Mais la nouvelle circulaire de l’AMMC ne s’est pas contentée de préciser les modalités d’application des trois lois précitées. En effet, elle s’est intéressée à d’autres textes de Loi dont la 26-03 qui porte sur les offres publiques sur le marché boursier ou 35-94 relative à certains titres de créance négociables (TCN) c’est pourquoi l’AMMC a introduit une série de nouveautés dans cette circulaire, lesquelles tendent à l’amélioration de la transparence des émetteurs à partir de nouvelles obligations sur la teneur de l’information communiquée, sa fréquence et sa pertinence.
La circulaire a répondu à ces impératifs par plusieurs mesures, dont les principales sont :
-La revue des exigences d’information au moment des opérations financières.

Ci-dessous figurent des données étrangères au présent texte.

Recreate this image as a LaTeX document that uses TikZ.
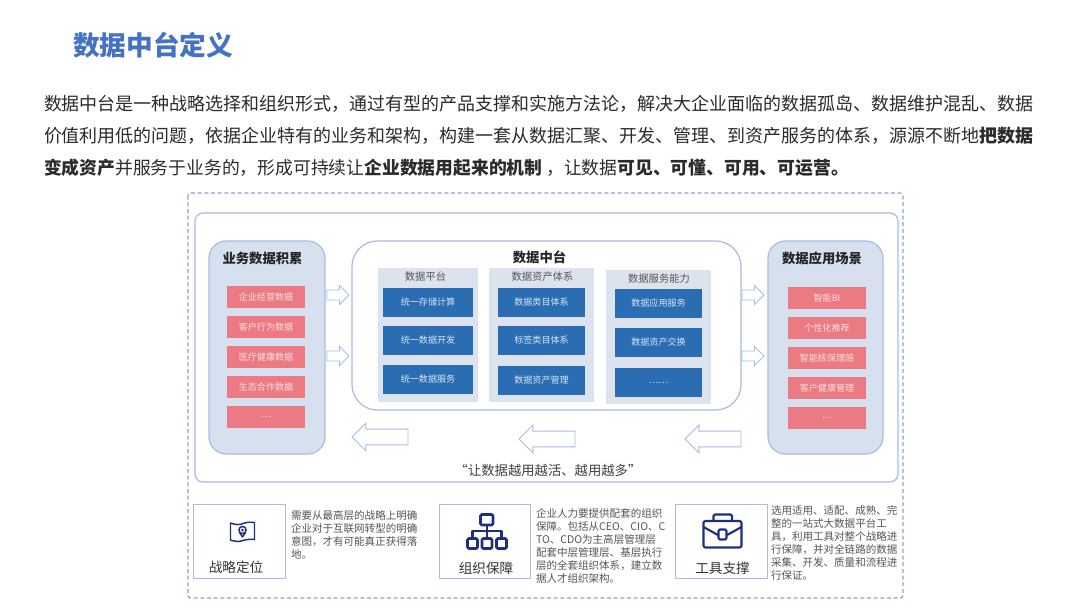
\documentclass[tikz,border=0pt]{standalone}
\usepackage{fontspec}
\setmainfont{Noto Sans CJK SC}
\usetikzlibrary{shapes.arrows}
\definecolor{titleblue}{HTML}{4472C4}
\definecolor{bodyink}{HTML}{2B2B2B}
\definecolor{edgeblue}{HTML}{A9BCE0}
\definecolor{dashblue}{HTML}{8CA3D0}
\definecolor{panelfill}{HTML}{D7E0EF}
\definecolor{colfill}{HTML}{DCE3EE}
\definecolor{bluebox}{HTML}{2A6DB3}
\definecolor{redbox}{HTML}{EC7A82}
\definecolor{redtext}{HTML}{FBE0E2}
\definecolor{bluetext}{HTML}{D6E4F2}
\definecolor{iconblue}{HTML}{1F2F80}
\definecolor{greytext}{HTML}{555555}
\newcommand{\fsz}[1]{\fontsize{#1}{#1}\selectfont}
\tikzset{
  x=0.75pt,y=-0.75pt,
  every node/.style={inner sep=0pt,outer sep=0pt},
  bodyline/.style={anchor=base west,text=bodyink,font=\fsz{13.49}},
  panel/.style={draw=edgeblue,line width=0.9pt,fill=panelfill,rounded corners=13pt},
  colpanel/.style={fill=colfill},
  redcell/.style={fill=redbox,text=redtext,font=\fsz{6.8},minimum width=58.5pt,minimum height=16.5pt},
  bluecell/.style={fill=bluebox,text=bluetext,font=\fsz{6.8},minimum width=66pt,minimum height=21.8pt},
  panelhead/.style={font=\bfseries\fsz{10},text=black!85},
  colhead/.style={font=\fsz{7.7},text=greytext},
  rarrow/.style={shape=single arrow,draw=edgeblue,fill=white,line width=0.7pt,inner ysep=3.4pt,inner xsep=0pt,minimum height=16.5pt,single arrow head extend=3.4pt,shape border rotate=0,anchor=tail},
  larrow/.style={shape=single arrow,draw=edgeblue,fill=white,line width=0.7pt,inner ysep=5.6pt,inner xsep=0pt,minimum height=42pt,single arrow head extend=4.5pt,shape border rotate=180,anchor=tip},
  infobox/.style={draw=edgeblue,line width=0.7pt,fill=white,minimum width=68.5pt,minimum height=55.5pt},
  boxlabel/.style={font=\fsz{10.2},text=black!80},
  noteline/.style={anchor=base west,font=\fsz{7.9},text=greytext},
  icon/.style={draw=iconblue,line width=1.1pt,line join=round}
}
\begin{document}
\begin{tikzpicture}
\useasboundingbox (0,0) rectangle (1080,608);
\fill[white] (0,0) rectangle (1080,608);
% heading and paragraph
\node[anchor=base west,font=\bfseries\fsz{20},text=titleblue] (title) at (73,55) {数据中台定义};
\node[bodyline] (l1) at (44,110) {数据中台是一种战略选择和组织形式，通过有型的产品支撑和实施方法论，解决大企业面临的数据孤岛、数据维护混乱、数据};
\node[bodyline] (l2) at (44,142) {价值利用低的问题，依据企业特有的业务和架构，构建一套从数据汇聚、开发、管理、到资产服务的体系，源源不断地\textbf{把数据}};
\node[bodyline,font=\fsz{13.35}] (l3) at (44,174) {\textbf{变成资产}并服务于业务的，形成可持续让\textbf{企业数据用起来的机制} ，让数据\textbf{可见、可懂、可用、可运营。}};
% frames
\draw[dashblue,line width=0.9pt,dash pattern=on 3pt off 2pt,rounded corners=2pt] (188,193) rectangle (903,598);
\draw[edgeblue,line width=0.9pt,rounded corners=6pt] (195,213) rectangle (898,482);
% side panels
\draw[panel] (209,241) rectangle (325,454);
\draw[panel] (768,241) rectangle (883,454);
\node[panelhead] (leftH) at (262.5,258) {业务数据积累};
\node[panelhead] (rightH) at (822,258) {数据应用场景};
\node[redcell] (a1) at (266,297) {企业经营数据};
\node[redcell] (a2) at (266,327) {客户行为数据};
\node[redcell] (a3) at (266,357) {医疗健康数据};
\node[redcell] (a4) at (266,387) {生态合作数据};
\node[redcell] (a5) at (266,417) {…};
\node[redcell] (b1) at (827,298) {智能BI};
\node[redcell] (b2) at (827,328) {个性化推荐};
\node[redcell] (b3) at (827,358) {智能核保理赔};
\node[redcell] (b4) at (827,388) {客户健康管理};
\node[redcell] (b5) at (827,418) {…};
% centre panel
\draw[edgeblue,line width=0.9pt,fill=white,rounded corners=19pt] (352,241) rectangle (741,410);
\node[panelhead] (midH) at (539.5,257) {数据中台};
\fill[colpanel] (378,268) rectangle (478,402);
\fill[colpanel] (489,268) rectangle (594,402);
\fill[colpanel] (606,270) rectangle (711,404);
\node[colhead] (c1H) at (425.5,277) {数据平台};
\node[colhead] (c2H) at (542.5,277) {数据资产体系};
\node[colhead] (c3H) at (659,279) {数据服务能力};
\node[bluecell,minimum width=68pt] (c11) at (428,302.5) {统一存储计算};
\node[bluecell,minimum width=68pt] (c12) at (428,340.5) {统一数据开发};
\node[bluecell,minimum width=68pt] (c13) at (428,379.5) {统一数据服务};
\node[bluecell,minimum width=65pt] (c21) at (541.5,302.5) {数据类目体系};
\node[bluecell,minimum width=65pt] (c22) at (541.5,340.5) {标签类目体系};
\node[bluecell,minimum width=65pt] (c23) at (541.5,380.5) {数据资产管理};
\node[bluecell,minimum width=65pt] (c31) at (658.5,303.5) {数据应用服务};
\node[bluecell,minimum width=65pt] (c32) at (658.5,342.5) {数据资产交换};
\node[bluecell,minimum width=65pt] (c33) at (658.5,382.5) {……};
% block arrows
\node[rarrow] (r1) at (327,295) {};
\node[rarrow] (r2) at (327,356) {};
\node[rarrow] (r3) at (742,295) {};
\node[rarrow] (r4) at (742,356) {};
\node[larrow] (s1) at (352,437) {};
\node[larrow] (s2) at (519,439) {};
\node[larrow] (s3) at (685,439) {};
\node[font=\fsz{10},text=black!75] (slogan) at (548,470) {“让数据越用越活、越用越多”};
% bottom boxes
\node[infobox] (box1) at (239.5,541) {};
\node[infobox] (box2) at (485,541) {};
\node[infobox] (box3) at (721.5,541) {};
\node[boxlabel] (lab1) at (236,567) {战略定位};
\node[boxlabel] (lab2) at (486,568) {组织保障};
\node[boxlabel] (lab3) at (722.5,568) {工具支撑};
\node[noteline] (n11) at (291,519.5) {需要从最高层的战略上明确};
\node[noteline] (n12) at (291,532.5) {企业对于互联网转型的明确};
\node[noteline] (n13) at (291,545.5) {意图，才有可能真正获得落};
\node[noteline] (n14) at (291,558.5) {地。};
\node[noteline] (n21) at (536,517) {企业人力要提供配套的组织};
\node[noteline] (n22) at (536,530) {保障。包括从CEO、CIO、C};
\node[noteline] (n23) at (536,543) {TO、CDO为主高层管理层};
\node[noteline] (n24) at (536,556) {配套中层管理层、基层执行};
\node[noteline] (n25) at (536,569) {层的全套组织体系，建立数};
\node[noteline] (n26) at (536,582) {据人才组织架构。};
\node[noteline] (n31) at (771,514) {选用适用、适配、成熟、完};
\node[noteline] (n32) at (771,527) {整的一站式大数据平台工};
\node[noteline] (n33) at (771,540) {具，利用工具对整个战略进};
\node[noteline] (n34) at (771,553) {行保障，并对全链路的数据};
\node[noteline] (n35) at (771,566) {采集、开发、质量和流程进};
\node[noteline] (n36) at (771,579) {行保证。};
% map icon
\draw[icon] (230.5,523) .. controls (236,525) and (240,525) .. (243,523.5) .. controls (247,522) and (251,522) .. (254.5,522.5) -- (254.5,539.5) .. controls (250,539) and (246,539.5) .. (243,540.5) .. controls (239,542) and (235,541.5) .. (230.5,540) -- cycle;
\draw[icon] (242.5,530) circle (3.6);
\fill[iconblue] (242.5,530) circle (1.5);
\draw[icon] (239.5,532.5) -- (242.5,537) -- (245.5,532.5);
% org icon
\draw[icon,line width=2pt,rounded corners=1pt] (480.5,514.5) rectangle (493,525);
\draw[icon,line width=2pt] (487,525) -- (487,537);
\draw[icon,line width=2pt] (472.5,537) -- (472.5,531) -- (501.5,531) -- (501.5,537);
\draw[icon,line width=2pt,rounded corners=1pt] (467.5,538.5) rectangle (477.5,548.5);
\draw[icon,line width=2pt,rounded corners=1pt] (482,538.5) rectangle (492,548.5);
\draw[icon,line width=2pt,rounded corners=1pt] (496.5,538.5) rectangle (506.5,548.5);
% briefcase icon
\draw[icon,line width=1.6pt,rounded corners=1.5pt] (703.5,521) rectangle (741.5,547.5);
\draw[icon,line width=1.6pt,rounded corners=1pt] (713.5,521) -- (713.5,514.5) -- (732,514.5) -- (732,521);
\draw[icon,line width=1.6pt] (703.5,527) -- (718,535);
\draw[icon,line width=1.6pt] (741.5,527) -- (727,535);
\draw[icon,line width=1.6pt,rounded corners=1pt,fill=white] (718.5,529.5) rectangle (726.5,539.5);
\end{tikzpicture}
\end{document}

En effet, les modèles-types des documents d’information assujettis au visa de l’AMMC ont été revus pour améliorer la pertinence des informations fournies au public.
-L’introduction de nouveaux schémas de communication de l’information au marché en ligne avec les pratiques internationales en la matière.
-L’introduction du reporting extra-financier : la circulaire prévoit que les émetteurs faisant appel public à l’épargne, hormis les sociétés appartenant au compartiment des PME, intègrent dans leur rapport financier annuel un reporting ESG.
Celui aborde les problématiques environnementales, sociales et de gouvernance des émetteurs, ainsi que leurs réponses.
On soulignera que la pratique du reporting extra-financier est une tendance forte au niveau international.
Son adoption par le marché marocain en renforcera indubitablement l’attractivité et représente un signal fort émis par l’AMMC en direction des investisseurs internationaux.
Un process d’information et d’approbation élaboré
Pour cette circulaire dont l’importance n’échappera à personne, l’Autorité Marocaine du Marché des Capitaux n’a pas manqué d’observer des règles et procédures directement inspirées des référentiels et standards internationaux qui concernent les sociétés faisant appel public à l’épargne.
En effet, dès l’élaboration de ce texte finalisée, l’Autorité l’a mise en ligne sur son site Internet avant d’organiser des réunions de concertation avec les professionnels du secteur financier. Ces process ont permis d’intégrer certaines modifications et des ajustements issus de ces concertations.
Enfin, la circulaire a été soumise au Ministre des Finances pour homologation, puis publiée au Bulletin Officiel et ce, conformément aux dispositions de l’article 7 de la loi n°43-12 relative à l’Autorité Marocaine du Marché des Capitaux.